Présents au rassemblement, le sénateur écologiste Guillaume Gontard et le président de la Métropole Christophe Ferrari, par ailleurs maire de Pont-de-Claix, ont de nouveau plaidé en ce sens. La nationalisation, estiment les deux hommes, « coûterait 300 millions d’euros ». Mais, en cas de fermeture de Vencorex, « le démantèlement, la dépollution, le coût social, c’est plusieurs milliards », assurent-ils.

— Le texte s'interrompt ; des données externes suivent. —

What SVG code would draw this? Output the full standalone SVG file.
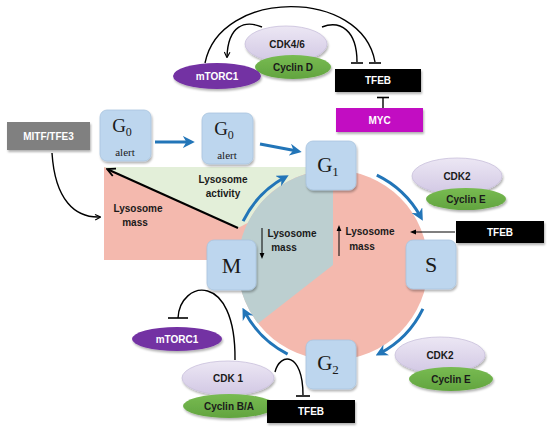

Enjeu financier et environnemental
Séverine Dejoux insiste d’ailleurs elle aussi sur ce double enjeu, financier et environnemental, lié à la dépollution. « On va laisser à la population environnante une friche industrielle complètement polluée qui ne sera pas prise en charge par les industriels parce qu’ils vont se sauver comme des malpropres et fermer la porte », s’insurge-t-elle. L’élue au CSE évoque en outre un autre « gros problème environnemental lié à la mine de sel d’Hauterives », dans la Drôme. Un énième dossier brûlant pour les services de l’État.
Après ce rassemblement, ponctué de plusieurs prises de parole, devant la préfecture, l’intersyndicale de Vencorex (CGT, CFDT ; CFE-CGC) avait convié les manifestants à rejoindre la plateforme chimique de Pont-de-Claix. Au menu : un pique-nique solidaire sur le piquet de grève, suivi d’un après-midi de débats et animations.

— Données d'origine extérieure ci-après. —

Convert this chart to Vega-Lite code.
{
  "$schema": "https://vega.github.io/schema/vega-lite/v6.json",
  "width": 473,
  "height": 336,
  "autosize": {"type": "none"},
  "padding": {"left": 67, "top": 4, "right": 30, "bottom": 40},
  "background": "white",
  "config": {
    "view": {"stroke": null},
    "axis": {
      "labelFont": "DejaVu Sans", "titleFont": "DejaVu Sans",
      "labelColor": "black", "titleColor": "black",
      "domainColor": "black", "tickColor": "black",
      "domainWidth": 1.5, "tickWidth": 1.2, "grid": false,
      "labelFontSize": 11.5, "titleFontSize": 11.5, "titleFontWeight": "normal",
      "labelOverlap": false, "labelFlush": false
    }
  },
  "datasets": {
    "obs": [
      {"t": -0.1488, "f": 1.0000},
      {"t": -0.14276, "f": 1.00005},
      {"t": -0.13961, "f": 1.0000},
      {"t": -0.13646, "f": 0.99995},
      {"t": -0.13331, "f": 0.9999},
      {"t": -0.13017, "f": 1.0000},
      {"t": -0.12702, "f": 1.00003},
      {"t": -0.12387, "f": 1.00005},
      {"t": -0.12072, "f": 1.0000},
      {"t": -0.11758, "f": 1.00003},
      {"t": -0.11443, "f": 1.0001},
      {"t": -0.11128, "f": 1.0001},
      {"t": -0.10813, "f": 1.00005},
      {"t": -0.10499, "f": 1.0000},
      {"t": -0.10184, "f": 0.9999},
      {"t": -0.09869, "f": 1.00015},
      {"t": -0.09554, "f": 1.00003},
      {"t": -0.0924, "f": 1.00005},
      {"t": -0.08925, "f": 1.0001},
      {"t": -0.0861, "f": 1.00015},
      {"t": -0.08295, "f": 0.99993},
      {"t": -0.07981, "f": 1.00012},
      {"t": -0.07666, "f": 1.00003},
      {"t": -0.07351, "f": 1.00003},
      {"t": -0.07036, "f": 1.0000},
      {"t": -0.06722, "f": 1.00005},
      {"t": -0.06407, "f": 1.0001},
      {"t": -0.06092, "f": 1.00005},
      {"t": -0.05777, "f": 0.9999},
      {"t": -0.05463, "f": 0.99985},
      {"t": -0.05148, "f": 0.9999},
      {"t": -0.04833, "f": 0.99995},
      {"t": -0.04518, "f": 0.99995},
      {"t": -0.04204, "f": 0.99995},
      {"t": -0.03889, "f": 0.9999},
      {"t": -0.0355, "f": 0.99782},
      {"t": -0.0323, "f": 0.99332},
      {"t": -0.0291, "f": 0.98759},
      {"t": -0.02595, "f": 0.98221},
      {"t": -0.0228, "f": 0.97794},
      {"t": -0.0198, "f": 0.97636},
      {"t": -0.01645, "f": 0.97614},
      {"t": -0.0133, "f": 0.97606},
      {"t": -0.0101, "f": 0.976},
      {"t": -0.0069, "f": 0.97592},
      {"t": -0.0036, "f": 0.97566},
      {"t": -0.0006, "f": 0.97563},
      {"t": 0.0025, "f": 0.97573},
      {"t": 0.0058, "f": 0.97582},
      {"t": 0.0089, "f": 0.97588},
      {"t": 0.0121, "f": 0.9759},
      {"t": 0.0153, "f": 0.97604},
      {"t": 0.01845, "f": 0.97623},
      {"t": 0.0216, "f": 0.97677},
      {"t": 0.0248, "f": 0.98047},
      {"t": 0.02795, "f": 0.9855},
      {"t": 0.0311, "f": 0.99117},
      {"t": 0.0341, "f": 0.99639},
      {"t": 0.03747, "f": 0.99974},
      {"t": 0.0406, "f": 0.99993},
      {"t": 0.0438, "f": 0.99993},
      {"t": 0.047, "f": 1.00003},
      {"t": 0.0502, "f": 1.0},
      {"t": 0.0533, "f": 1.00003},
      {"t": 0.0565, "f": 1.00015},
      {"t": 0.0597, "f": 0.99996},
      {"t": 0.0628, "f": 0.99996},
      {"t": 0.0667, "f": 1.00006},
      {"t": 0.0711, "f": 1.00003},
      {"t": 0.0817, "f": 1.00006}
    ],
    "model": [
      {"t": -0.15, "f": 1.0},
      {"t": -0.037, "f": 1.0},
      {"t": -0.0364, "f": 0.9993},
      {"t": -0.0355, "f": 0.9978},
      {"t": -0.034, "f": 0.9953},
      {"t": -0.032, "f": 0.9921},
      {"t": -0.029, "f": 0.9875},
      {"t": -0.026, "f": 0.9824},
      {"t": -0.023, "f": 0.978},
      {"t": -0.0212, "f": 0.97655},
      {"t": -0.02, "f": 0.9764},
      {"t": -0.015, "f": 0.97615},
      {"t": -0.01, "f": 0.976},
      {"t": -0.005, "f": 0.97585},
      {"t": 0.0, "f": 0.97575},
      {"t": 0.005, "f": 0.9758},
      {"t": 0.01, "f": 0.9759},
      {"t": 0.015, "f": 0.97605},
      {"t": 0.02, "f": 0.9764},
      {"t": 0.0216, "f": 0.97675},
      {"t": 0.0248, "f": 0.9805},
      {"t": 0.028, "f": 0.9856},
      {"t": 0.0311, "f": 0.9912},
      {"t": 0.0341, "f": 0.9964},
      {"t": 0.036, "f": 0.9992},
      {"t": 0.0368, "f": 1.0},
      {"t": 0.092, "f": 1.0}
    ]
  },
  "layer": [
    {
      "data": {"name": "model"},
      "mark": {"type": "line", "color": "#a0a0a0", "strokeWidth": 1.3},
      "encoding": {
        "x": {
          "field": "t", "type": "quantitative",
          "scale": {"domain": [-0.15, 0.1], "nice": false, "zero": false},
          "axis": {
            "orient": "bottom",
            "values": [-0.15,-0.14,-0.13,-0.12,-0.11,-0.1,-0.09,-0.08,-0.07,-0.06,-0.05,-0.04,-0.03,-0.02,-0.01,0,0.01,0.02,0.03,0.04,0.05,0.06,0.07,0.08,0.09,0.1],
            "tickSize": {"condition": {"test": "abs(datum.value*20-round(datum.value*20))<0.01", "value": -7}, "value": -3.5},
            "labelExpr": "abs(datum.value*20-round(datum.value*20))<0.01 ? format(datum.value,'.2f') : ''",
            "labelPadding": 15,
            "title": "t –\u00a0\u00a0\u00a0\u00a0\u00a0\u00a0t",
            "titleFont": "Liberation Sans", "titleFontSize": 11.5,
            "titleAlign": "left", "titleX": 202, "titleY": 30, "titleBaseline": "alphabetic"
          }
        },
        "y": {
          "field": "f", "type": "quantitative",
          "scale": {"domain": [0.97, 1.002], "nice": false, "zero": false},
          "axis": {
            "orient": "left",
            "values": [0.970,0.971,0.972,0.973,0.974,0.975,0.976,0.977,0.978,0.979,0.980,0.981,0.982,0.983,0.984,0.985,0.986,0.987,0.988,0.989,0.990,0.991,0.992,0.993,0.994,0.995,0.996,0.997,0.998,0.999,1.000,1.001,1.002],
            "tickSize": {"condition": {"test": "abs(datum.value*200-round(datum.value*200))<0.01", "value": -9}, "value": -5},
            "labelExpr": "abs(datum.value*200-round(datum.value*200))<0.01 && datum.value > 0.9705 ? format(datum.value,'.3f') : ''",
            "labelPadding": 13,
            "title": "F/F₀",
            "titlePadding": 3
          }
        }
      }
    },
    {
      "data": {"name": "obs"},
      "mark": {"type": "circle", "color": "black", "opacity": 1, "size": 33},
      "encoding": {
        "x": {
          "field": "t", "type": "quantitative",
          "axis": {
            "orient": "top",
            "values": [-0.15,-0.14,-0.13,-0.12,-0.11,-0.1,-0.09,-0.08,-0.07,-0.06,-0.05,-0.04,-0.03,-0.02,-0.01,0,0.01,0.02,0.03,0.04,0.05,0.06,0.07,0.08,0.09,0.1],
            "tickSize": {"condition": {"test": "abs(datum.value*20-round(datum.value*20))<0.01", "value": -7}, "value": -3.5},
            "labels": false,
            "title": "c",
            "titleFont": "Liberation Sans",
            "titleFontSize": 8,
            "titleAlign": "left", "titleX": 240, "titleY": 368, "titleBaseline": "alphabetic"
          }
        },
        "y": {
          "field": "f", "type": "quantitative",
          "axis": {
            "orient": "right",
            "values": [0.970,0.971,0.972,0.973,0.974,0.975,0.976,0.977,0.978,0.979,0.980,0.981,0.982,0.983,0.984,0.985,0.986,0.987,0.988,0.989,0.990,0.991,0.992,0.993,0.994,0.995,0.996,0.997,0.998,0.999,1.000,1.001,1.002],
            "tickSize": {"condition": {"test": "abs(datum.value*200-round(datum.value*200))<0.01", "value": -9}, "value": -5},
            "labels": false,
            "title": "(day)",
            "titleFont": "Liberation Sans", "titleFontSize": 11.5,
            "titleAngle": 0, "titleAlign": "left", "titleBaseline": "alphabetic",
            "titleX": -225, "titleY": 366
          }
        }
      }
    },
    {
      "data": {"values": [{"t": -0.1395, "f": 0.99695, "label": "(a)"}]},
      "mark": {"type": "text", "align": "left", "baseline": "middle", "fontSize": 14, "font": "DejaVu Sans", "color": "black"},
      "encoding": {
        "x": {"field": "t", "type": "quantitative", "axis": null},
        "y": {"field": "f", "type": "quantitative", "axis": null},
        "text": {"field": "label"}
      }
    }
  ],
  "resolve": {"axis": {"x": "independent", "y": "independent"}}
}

Des élus se sont rendus sur les lieux pour rencontrer et soutenir les grévistes. D’abord Manuel Bompard, député et coordinateur de la France insoumise, accompagné des députées LFI de l’Isère Élisa Martin et Sandrine Nosbé. Puis le député européen socialiste Pierre Jouvet, entouré d’une délégation comprenant la députée Marie-Noëlle Battistel, la conseillère départementale PS Amandine Germain, ainsi que Guillaume Gontard et Christophe Ferrari.
Si l’insoumis et le socialiste ne se sont pas croisés sur le site, tous deux ont tenu à saluer la lutte des salariés et à interpeller le futur gouvernement sur la nécessité d’une nationalisation de Vencorex. Et ce, si possible « avant le 31 décembre », comme le demande également la CGT.
Cette journée sur la plateforme chimique de Pont-de-Claix s’est conclue par un moment à la fois convivial et militant, imaginé par l’association Les CE tissent la toile. Assis sous le chapiteau du piquet de grève, devant l’entrée de l’usine, les salariés ont pu assister à la projection du film-documentaire de Marianne Lère-Laffite, L’usine, le bon, la brute et la truand.
Près de 200 manifestants défendent les services publics
Mobilisation en demi-teinte pour les syndicats de la fonction publique (CGT, Solidaires, FSU, CNT), qui avaient décidé de rallier la mobilisation. Près de 200 manifestants ont défilé contre la casse des services publics dans les rues de Grenoble.